Resistance in Physics refers to the opposition that a material or object offers to the flow of electric current through it. It is a fundamental concept in electrical circuits and plays a crucial role in various electrical devices and systems. The property of resistance is denoted by the letter “R” and is measured in ohms (Ω).
The phenomenon of resistance arises due to the interactions between charged particles, such as electrons, and the atoms or molecules in the material. When an electric potential difference (voltage) is applied across a conductor, electrons move in response to this potential difference. However, as they flow through the conductor, they collide with the atoms or ions in the material, impeding their movement and causing resistance.
The magnitude of resistance depends on several factors, including the material’s composition, dimensions, and temperature. Some materials, like metals, generally exhibit low resistance, while insulators have high resistance. Semiconductors can have intermediate resistance values, which can be controlled to create electronic devices like transistors.
Ohm’s Law, named after the German physicist Georg Simon Ohm, provides a fundamental relationship between voltage, current, and resistance. According to Ohm’s Law:
V = I * R
Where:
V is the voltage across the conductor in volts (V),
I is the electric current flowing through the conductor in amperes (A),
R is the resistance of the conductor in ohms (Ω).
This law essentially states that the current flowing through a conductor is directly proportional to the voltage applied across it, with the proportionality constant being the resistance. Thus, if the resistance of a conductor increases, for a given voltage, the current will decrease, and vice versa.

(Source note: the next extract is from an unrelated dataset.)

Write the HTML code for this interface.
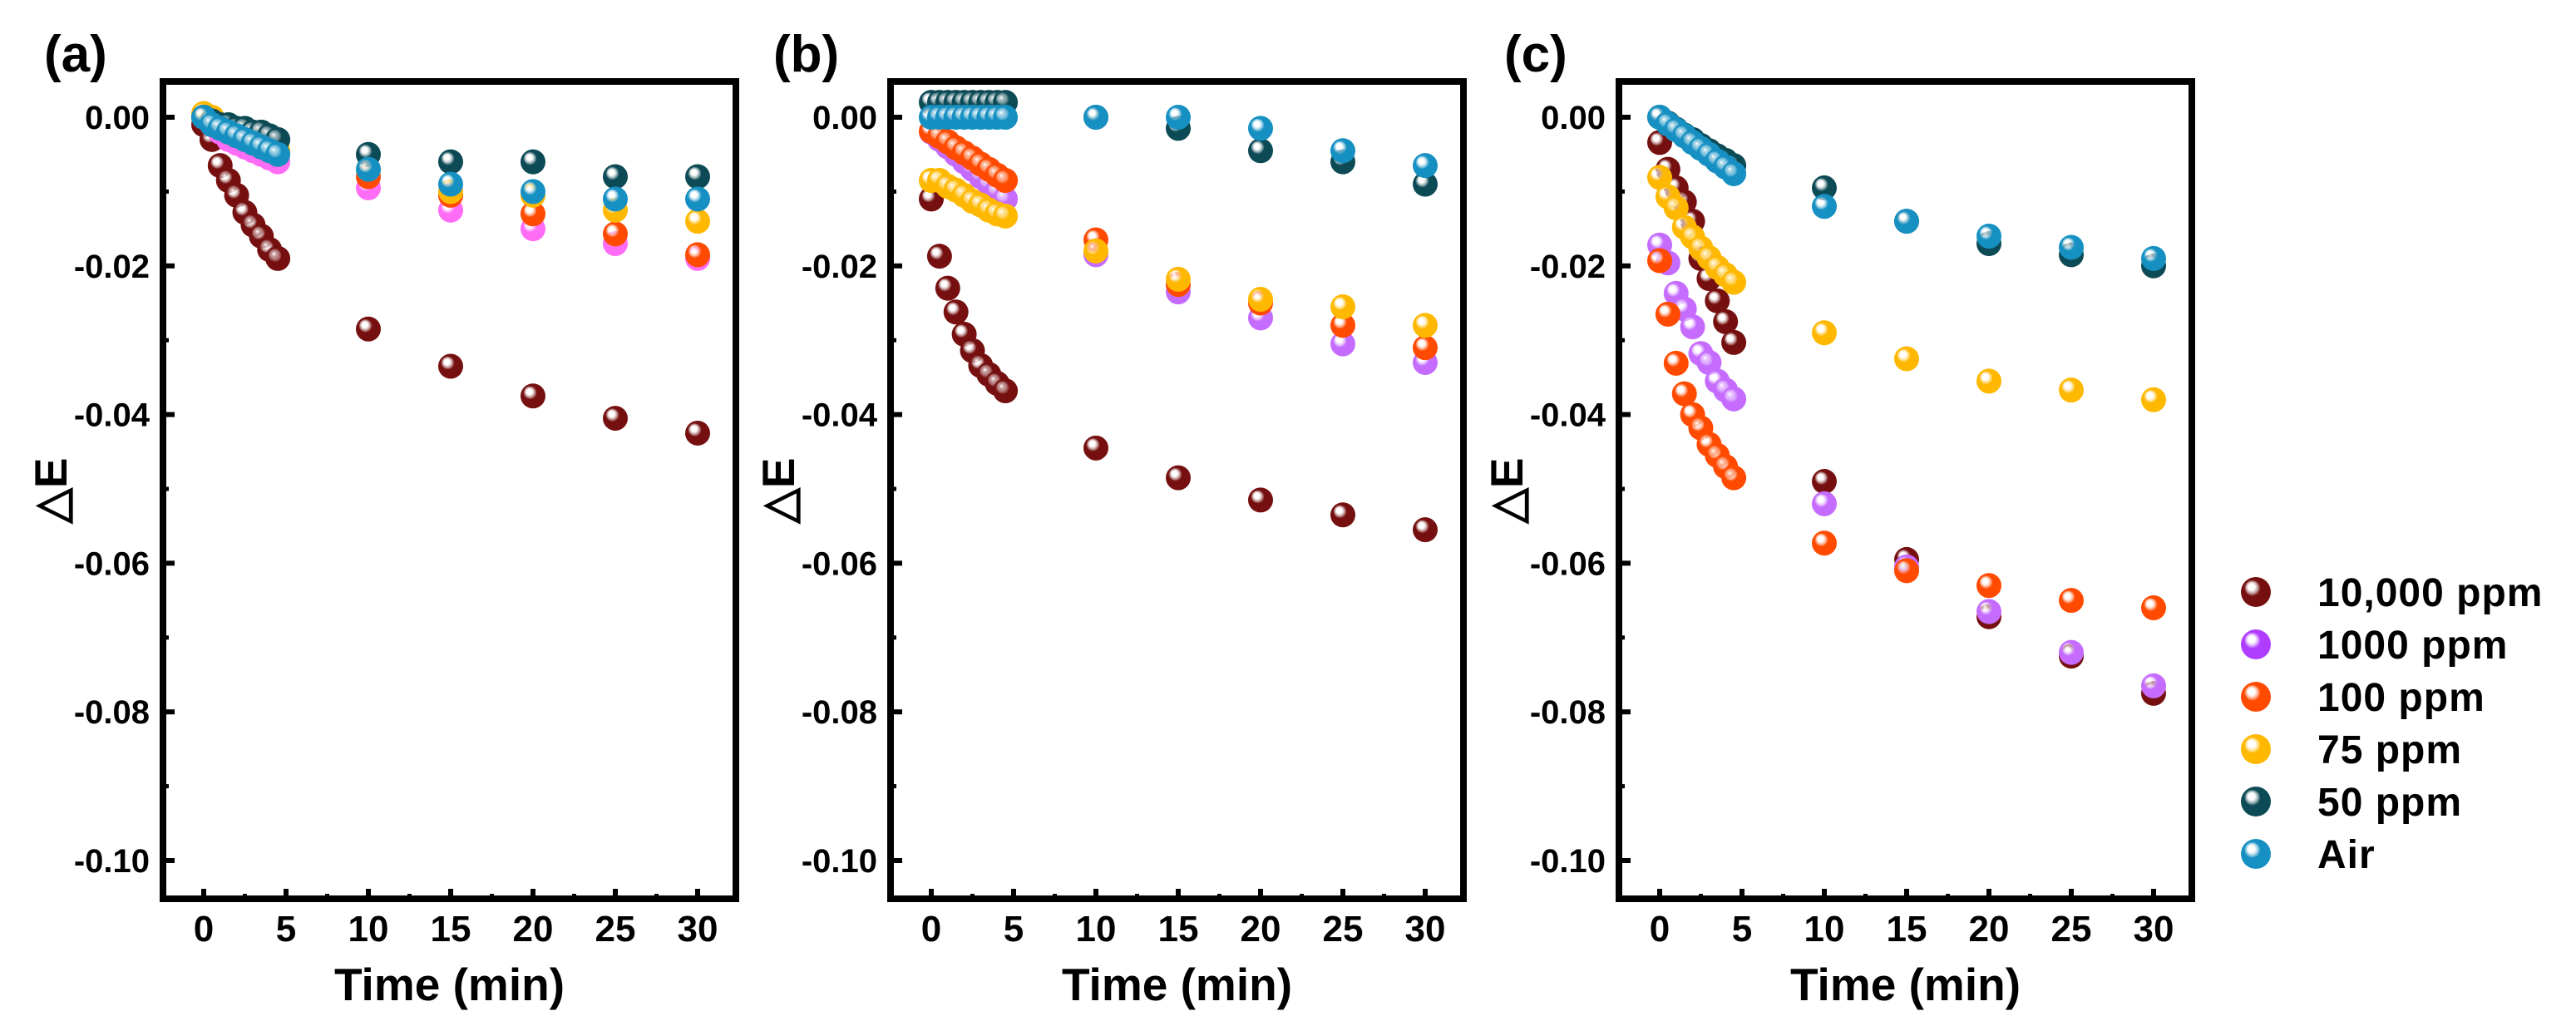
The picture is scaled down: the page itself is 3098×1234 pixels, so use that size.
<!DOCTYPE html>
<html><head><meta charset="utf-8"><style>
html,body{margin:0;padding:0;background:#fff;}
svg{display:block;}
text{font-family:"Liberation Sans",sans-serif;font-weight:bold;fill:#000;}
</style></head><body>
<svg id="chart" width="3098" height="1234" viewBox="0 0 3098 1234" xmlns="http://www.w3.org/2000/svg">
<defs id="defs"></defs>
</svg>
<script>
const times = [0,0.5,1,1.5,2,2.5,3,3.5,4,4.5,10,15,20,25,30];
const seriesNames = ["10,000 ppm","1000 ppm","100 ppm","75 ppm","50 ppm","Air"];
const panelLabels = ["(a)","(b)","(c)"];
const yTicks = [0,-0.02,-0.04,-0.06,-0.08,-0.10];
const yTickLabels = ["0.00","-0.02","-0.04","-0.06","-0.08","-0.10"];
const xTicks = [0,5,10,15,20,25,30];
// Panel (a)
const a10000 = [-0.001,-0.003,-0.0065,-0.0085,-0.0105,-0.0128,-0.0145,-0.016,-0.0178,-0.019,-0.0285,-0.0335,-0.0375,-0.0405,-0.0425];
const a1000 = [0,-0.001,-0.002,-0.003,-0.0035,-0.004,-0.0045,-0.005,-0.0055,-0.006,-0.0095,-0.0125,-0.015,-0.017,-0.019];
const a100 = [0,-0.001,-0.0015,-0.002,-0.0025,-0.003,-0.0035,-0.004,-0.0045,-0.005,-0.008,-0.0105,-0.013,-0.0157,-0.0185];
const a75 = [0.0005,0,-0.001,-0.0015,-0.002,-0.0025,-0.003,-0.0035,-0.004,-0.0045,-0.007,-0.010,-0.0105,-0.0125,-0.014];
const a50 = [0,-0.0005,-0.001,-0.001,-0.0015,-0.0015,-0.002,-0.002,-0.0025,-0.003,-0.005,-0.006,-0.006,-0.008,-0.008];
const aAir = [0,-0.001,-0.0015,-0.002,-0.0025,-0.003,-0.0035,-0.004,-0.0045,-0.005,-0.007,-0.009,-0.010,-0.011,-0.011];
// Panel (b)
const b10000 = [-0.011,-0.0187,-0.023,-0.0262,-0.0292,-0.0314,-0.0334,-0.0346,-0.0358,-0.0368,-0.0445,-0.0485,-0.0515,-0.0535,-0.0555];
const b1000 = [-0.002,-0.003,-0.004,-0.005,-0.006,-0.007,-0.008,-0.009,-0.010,-0.011,-0.0185,-0.0235,-0.027,-0.0305,-0.033];
const b100 = [-0.0019,-0.0026,-0.0033,-0.0041,-0.0048,-0.0055,-0.0063,-0.007,-0.0078,-0.0085,-0.0165,-0.0225,-0.025,-0.028,-0.031];
const b75 = [-0.0085,-0.0085,-0.0093,-0.0098,-0.0105,-0.0113,-0.0118,-0.0125,-0.013,-0.0133,-0.018,-0.0218,-0.0245,-0.0255,-0.028];
const b50 = [0.002,0.002,0.002,0.002,0.002,0.002,0.002,0.002,0.002,0.002,0,-0.0015,-0.0045,-0.006,-0.009];
const bAir = [0,0,0,0,0,0,0,0,0,0,0,0,-0.0015,-0.0045,-0.0065];
// Panel (c)
const c10000 = [-0.0034,-0.007,-0.0095,-0.0114,-0.014,-0.019,-0.0217,-0.0247,-0.0275,-0.0303,-0.049,-0.0595,-0.0672,-0.0725,-0.0775];
const c1000 = [-0.0172,-0.0196,-0.0237,-0.0258,-0.0282,-0.0318,-0.033,-0.0355,-0.0367,-0.0379,-0.052,-0.0605,-0.0665,-0.072,-0.0765];
const c100 = [-0.0193,-0.0265,-0.0331,-0.0372,-0.040,-0.0418,-0.044,-0.0455,-0.047,-0.0485,-0.0573,-0.061,-0.063,-0.065,-0.066];
const c75 = [-0.0081,-0.0107,-0.0122,-0.0148,-0.0161,-0.0176,-0.0189,-0.0202,-0.0212,-0.0222,-0.029,-0.0325,-0.0355,-0.0367,-0.038];
const c50 = [0,-0.0008,-0.0016,-0.0024,-0.003,-0.0038,-0.0045,-0.0052,-0.0058,-0.0065,-0.0095,-0.014,-0.017,-0.0185,-0.020];
const cAir = [0,-0.0009,-0.0017,-0.0025,-0.0034,-0.0042,-0.005,-0.0059,-0.0067,-0.0076,-0.012,-0.014,-0.016,-0.0175,-0.019];

const NS = "http://www.w3.org/2000/svg";
const svg = document.getElementById('chart');
const defs = document.getElementById('defs');
const colorsA = ["#761010","#ff6cf6","#ff4a00","#ffb800","#0c4a55","#1690c2"];
const colorsBC = ["#761010","#c56cff","#ff4a00","#ffb800","#0c4a55","#1690c2"];
const legendColors = ["#761010","#b03cff","#ff4a00","#ffb800","#0c4a55","#1690c2"];
const panels = [
  {left:192, label:panelLabels[0], labelX:53, data:[a10000,a1000,a100,a75,a50,aAir], colors:colorsA},
  {left:1067, label:panelLabels[1], labelX:930, data:[b10000,b1000,b100,b75,b50,bAir], colors:colorsBC},
  {left:1943, label:panelLabels[2], labelX:1809, data:[c10000,c1000,c100,c75,c50,cAir], colors:colorsBC}
];
const TOP=94, BOTTOM=1085, W=697, R=15;
function yS(v){ return 141 - v/0.01*89.4; }
let gid=0;
const gradCache={};
function grad(color){
  if(gradCache[color]) return gradCache[color];
  const id='g'+(gid++);
  const g=document.createElementNS(NS,'radialGradient');
  g.setAttribute('id',id);g.setAttribute('cx','0.45');g.setAttribute('cy','0.45');g.setAttribute('r','0.6');
  g.setAttribute('fx','0.33');g.setAttribute('fy','0.3');
  [[0,'#ffffff'],[0.18,'#ffffff'],[0.45,color],[1,color]].forEach(s=>{
    const st=document.createElementNS(NS,'stop');st.setAttribute('offset',s[0]);st.setAttribute('stop-color',s[1]);
    if(s[0]===0.18) st.setAttribute('stop-opacity','0.55');
    g.appendChild(st);});
  defs.appendChild(g);gradCache[color]=id;return id;
}
function el(tag,attrs,parent){const e=document.createElementNS(NS,tag);for(const k in attrs)e.setAttribute(k,attrs[k]);(parent||svg).appendChild(e);return e;}

panels.forEach((p,pi)=>{
  const g=el('g',{});
  
  
  const xS=t=>p.left+53+t*19.8;
  const lab=el('text',{x:p.labelX,y:86,'font-size':62},g);lab.textContent=p.label;
  
  
  yTicks.forEach((v,i)=>{
    const y=yS(v);
    const tk=el('line',{x1:p.left+4,x2:p.left+18,y1:y,y2:y,stroke:'#000','stroke-width':6},g);
    
    
    const t=el('text',{x:p.left-12,y:y+14,'font-size':40,'text-anchor':'end'},g);t.textContent=yTickLabels[i];
    
    
    if(i<yTicks.length-1){const ym=yS(v-0.01);
      const mt=el('line',{x1:p.left+4,x2:p.left+11,y1:ym,y2:ym,stroke:'#000','stroke-width':5},g);
      
      }
  });
  xTicks.forEach((v,i)=>{
    const x=xS(v);
    const tk=el('line',{x1:x,x2:x,y1:BOTTOM-4,y2:BOTTOM-16,stroke:'#000','stroke-width':6},g);
    
    
    const t=el('text',{x:x,y:1132,'font-size':44,'text-anchor':'middle'},g);t.textContent=String(v);
    
    
    if(i<xTicks.length-1){const xm=xS(v+2.5);
      const mt=el('line',{x1:xm,x2:xm,y1:BOTTOM-4,y2:BOTTOM-10,stroke:'#000','stroke-width':5},g);
      
      }
  });
  const xt=el('text',{x:p.left+W/2,y:1203,'font-size':55,'text-anchor':'middle'},g);xt.textContent='Time (min)';
  
  
  const yt=el('text',{x:0,y:0,'font-size':55,'text-anchor':'middle',transform:`translate(${p.left-112},${590}) rotate(-90)`},g);
  yt.textContent='△E';
  
  
  p.data.forEach((arr,si)=>{
    const sg=el('g',{},g);
    
    
    const gi=grad(p.colors[si]);
    arr.forEach((v,k)=>{
      const c=el('circle',{cx:xS(times[k]),cy:yS(v),r:R,fill:`url(#${gi})`},sg);
      
      
    });
  });
  const fr=el('rect',{x:p.left+4,y:TOP+4,width:W-8,height:BOTTOM-TOP-8,fill:'none',stroke:'#000','stroke-width':8},g);
  
  
});
const lg=el('g',{});


seriesNames.forEach((n,i)=>{
  const y=712+i*63;
  const e=el('g',{},lg);
  
  
  el('circle',{cx:2713,cy:y,r:18,fill:`url(#${grad(legendColors[i])})`},e);
  const t=el('text',{x:2787,y:y+17,'font-size':48,'letter-spacing':1},e);t.textContent=n;
});
</script>
</body></html>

In practical applications, resistance can have both positive and negative consequences. In electrical devices like light bulbs and heaters, resistance is utilized to generate heat or light. However, in electronic circuits, excess resistance can lead to power losses and reduced efficiency. Engineers and designers carefully consider resistance in electronic components and wiring to minimize losses and ensure optimal performance.
Furthermore, resistance plays a significant role in determining the behavior of series and parallel circuits. In a series circuit, resistances add up, increasing the overall resistance, while in a parallel circuit, the inverse of the total resistance is equal to the sum of the inverses of the individual resistances.
In conclusion, resistance is a fundamental property of materials that influences the flow of electric current in electrical circuits. Understanding and managing resistance is essential in designing efficient and reliable electrical and electronic systems, making it a central concept in the field of physics and electrical engineering.
FAQs on Resistance in Physics:
1. What is electrical resistance, and why is it important in physics?
Electrical resistance is the opposition that a material offers to the flow of electric current. It is crucial in physics because it affects how current flows through conductors and devices, impacting the efficiency and performance of electrical circuits.
2. How is resistance measured, and what are the units used?
Resistance is measured in ohms (Ω). It is determined by applying a known voltage across a conductor and measuring the resulting current flow. The resistance can then be calculated using Ohm’s Law: R = V/I, where R is resistance, V is voltage, and I is current.
3. What factors influence the resistance of a material?
The resistance of a material depends on its composition, dimensions, and temperature. Different materials have varying resistance values due to the interactions between electrons and the atoms or ions in the material.
4. How does temperature affect resistance?
In general, as the temperature of a material increases, its resistance also increases. This is due to the increased thermal vibrations of atoms, which hinder the movement of electrons, leading to higher resistance. Some materials, like semiconductors, exhibit the opposite behavior, where their resistance decreases with temperature.
5. How does resistance impact electrical circuits and devices?
Resistance can cause power losses in electrical circuits, leading to reduced efficiency. It determines how much current flows through a circuit for a given voltage and affects the distribution of current in series and parallel circuits. Properly managing resistance is crucial in designing electronic devices and systems to ensure optimal performance and minimize energy wastage.